As buyers with a deep farm system, the Chicago Cubs are a potential trade partner. Yankees general manager Brian Cashman has his ideal target in mind — slugger Kyle Schwarber.
“And now, with Cashman, the New York Yankees’ general manager, controlling the July trade market with his cache of dominant relievers, he gets to covet whomever he pleases,” per Jeff Passan, Yahoo Sports. “And atop that list is Schwarber, whose monstrous left-handed swing is made for Yankee Stadium.”
From a baseball perspective, Schwarber should be the Yankees’ target here.
The hulking slugger is ideal for Yankee Stadium’s short right field porch. This is a guy who hit 16 home runs in only 273 at-bats a season ago for the Cubs. If he’s inserted into the middle of New York’s lineup, we could be talking about a 40-50 home run guy for the next decade.
There’s no way that Chicago should give up on a guy like that, right? Not exactly.
First of all, Wrigley Field isn’t quite on par with Yankee Stadium from a hitting standpoint. While the Cubs’ ballpark is generally hitter friendly, it’s more dependent on the wind — especially for lefties.

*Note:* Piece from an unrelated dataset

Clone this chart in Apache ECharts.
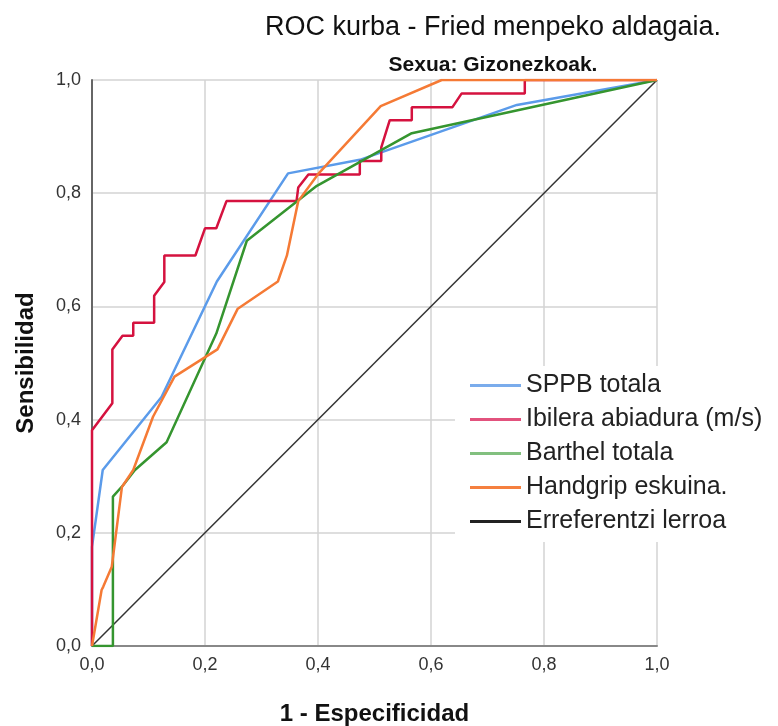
<!DOCTYPE html>
<html>
<head>
<meta charset="utf-8">
<script src="https://cdn.jsdelivr.net/npm/echarts@6/dist/echarts.min.js"></script>
<style>
  html, body { margin: 0; padding: 0; background: #fff; }
  #chart { width: 778px; height: 726px; }
</style>
</head>
<body>
<div id="chart"></div>
<script>
// ROC curves: false positive rate (1 - Especificidad) vs. sensitivity
const seriesNames = ['SPPB totala', 'Ibilera abiadura (m/s)', 'Barthel totala', 'Handgrip eskuina.', 'Erreferentzi lerroa'];

const sppbFpr  = [0, 0, 0.019, 0.123, 0.221, 0.347, 0.474, 0.752, 1];
const sppbSens = [0, 0.175, 0.311, 0.440, 0.644, 0.835, 0.859, 0.956, 1];

const ibileraFpr  = [0, 0, 0.036, 0.036, 0.054, 0.073, 0.073, 0.110, 0.110, 0.128, 0.128, 0.183, 0.200, 0.220, 0.238, 0.362, 0.365, 0.383, 0.474, 0.474, 0.512, 0.512, 0.527, 0.566, 0.566, 0.638, 0.654, 0.766, 0.766, 1];
const ibileraSens = [0, 0.381, 0.429, 0.524, 0.548, 0.548, 0.571, 0.571, 0.619, 0.643, 0.690, 0.690, 0.738, 0.738, 0.786, 0.786, 0.810, 0.833, 0.833, 0.857, 0.857, 0.881, 0.929, 0.929, 0.952, 0.952, 0.976, 0.976, 1, 1];

const barthelFpr  = [0, 0.037, 0.037, 0.055, 0.076, 0.132, 0.220, 0.274, 0.398, 0.566, 1];
const barthelSens = [0, 0, 0.264, 0.284, 0.311, 0.360, 0.552, 0.716, 0.813, 0.906, 1];

const handgripFpr  = [0, 0.017, 0.020, 0.035, 0.053, 0.073, 0.108, 0.146, 0.222, 0.258, 0.329, 0.345, 0.365, 0.402, 0.511, 0.619, 1];
const handgripSens = [0, 0.099, 0.105, 0.140, 0.281, 0.311, 0.405, 0.476, 0.524, 0.596, 0.644, 0.690, 0.786, 0.836, 0.954, 1, 1];

const refFpr  = [0, 1];
const refSens = [0, 1];

const xTicks = [0, 0.2, 0.4, 0.6, 0.8, 1.0];
const yTicks = [0, 0.2, 0.4, 0.6, 0.8, 1.0];

const lineColors   = ['#5b9bea', '#d5123f', '#35952f', '#f57a35', '#333333'];
const legendColors = ['#7aacec', '#e2527d', '#82c07f', '#f5803f', '#222222'];

function pairs(xs, ys) { return xs.map((x, i) => [x, ys[i]]); }
const fmt = v => v.toFixed(1).replace('.', ',');

const curveData = [
  pairs(sppbFpr, sppbSens),
  pairs(ibileraFpr, ibileraSens),
  pairs(barthelFpr, barthelSens),
  pairs(handgripFpr, handgripSens),
  pairs(refFpr, refSens)
];

const FONT = '"Liberation Sans", Arial, sans-serif';

const chart = echarts.init(document.getElementById('chart'), null, { renderer: 'canvas' });
chart.setOption({
  animation: false,
  backgroundColor: '#ffffff',
  title: [
    { text: 'ROC kurba - Fried menpeko aldagaia.', left: 488, top: 9, textAlign: 'center',
      textStyle: { fontFamily: FONT, fontSize: 27, fontWeight: 'normal', color: '#111' } },
    { text: 'Sexua: Gizonezkoak.', left: 488, top: 50, textAlign: 'center',
      textStyle: { fontFamily: FONT, fontSize: 21, fontWeight: 'bold', color: '#111' } }
  ],
  grid: { left: 92, right: 121, top: 80, bottom: 80, containLabel: false, outerBoundsMode: 'none' },
  xAxis: {
    type: 'value', min: 0, max: 1, interval: 0.2,
    name: '1 - Especificidad', nameLocation: 'middle', nameGap: 56,
    nameTextStyle: { fontFamily: FONT, fontSize: 24, fontWeight: 'bold', color: '#111' },
    axisLine: { show: true, onZero: false, lineStyle: { color: '#888', width: 2 } },
    axisTick: { show: false },
    axisLabel: { fontFamily: FONT, fontSize: 18, color: '#333', margin: 10,
      formatter: v => xTicks.includes(+v.toFixed(1)) ? fmt(v) : '' },
    splitLine: { show: true, lineStyle: { color: '#d3d3d3', width: 1.5 } }
  },
  yAxis: {
    type: 'value', min: 0, max: 1, interval: 0.2,
    name: 'Sensibilidad', nameLocation: 'middle', nameGap: 54,
    nameTextStyle: { fontFamily: FONT, fontSize: 24, fontWeight: 'bold', color: '#111' },
    axisLine: { show: true, onZero: false, lineStyle: { color: '#666', width: 2 } },
    axisTick: { show: false },
    axisLabel: { fontFamily: FONT, fontSize: 18, color: '#333', margin: 11,
      formatter: v => yTicks.includes(+v.toFixed(1)) ? fmt(v) : '' },
    splitLine: { show: true, lineStyle: { color: '#d3d3d3', width: 1.5 } }
  },
  legend: {
    orient: 'vertical', left: 455, top: 366, z: 10,
    backgroundColor: '#ffffff',
    padding: [5, 12, 6, 15],
    itemWidth: 51, itemHeight: 3, itemGap: 5,
    icon: 'rect',
    textStyle: { fontFamily: FONT, fontSize: 25, color: '#222', lineHeight: 29 },
    data: seriesNames.map((n, i) => ({ name: n, itemStyle: { color: legendColors[i] } }))
  },
  series: seriesNames.map((n, i) => ({
    name: n, type: 'line', data: curveData[i],
    symbol: 'none', silent: true,
    lineStyle: { color: lineColors[i], width: i === 4 ? 1.5 : 2.5 },
    itemStyle: { color: legendColors[i] },
    z: i === 4 ? 1 : 2 + i
  }))
});
</script>
</body>
</html>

Obviously that didn’t do much to damage Schwarber’s power last year, and make no mistake, losing him would hurt.
But when we consider the stadium and DH rules, the next decade wouldn’t set up quite as well for Schwarber statistically in Chicago as it would in New York.
Secondly, from both a short-term and long-term perspective, the Cubs can afford to lose Schwarber. This is a franchise loaded with young outfield prospects. It has the pieces in place to make up for Schwarber’s absence.

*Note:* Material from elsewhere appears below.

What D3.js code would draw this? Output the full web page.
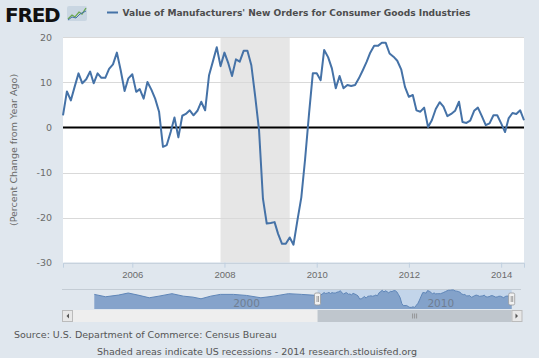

That doesn’t mean that the Cubs should give away Schwarber for nothing, but the Yankees aren’t offering nothing.
Aroldis Chapman has his issues off the field. But on the field, the guy remains one of baseball’s most-dominant relief pitchers.
In 2016, he’s posted a 2.30 ERA, 0.92 WHIP and 40 strikeouts in 27.1 innings. Of course, Chapman is a pending free agent. But as far as rentals go this season, the Cubs couldn’t do better than a dominant reliever that helps shorten games.
The other option would be Andrew Miller, another shut-down reliever. With a 1.34 ERA, 0.72 WHIP and 70 strikeouts in only 40.1 innings, Miller has been a beast for the Yankees. Even better, he’s under contract through the 2018 campaign.
Schwarber should be a difficult person to acquire. But given the star relievers that New York has to offer, Chicago has an ideal trade partner. If the Cubs are going to trade Schwarber anywhere, it should be to the Bronx Bombers.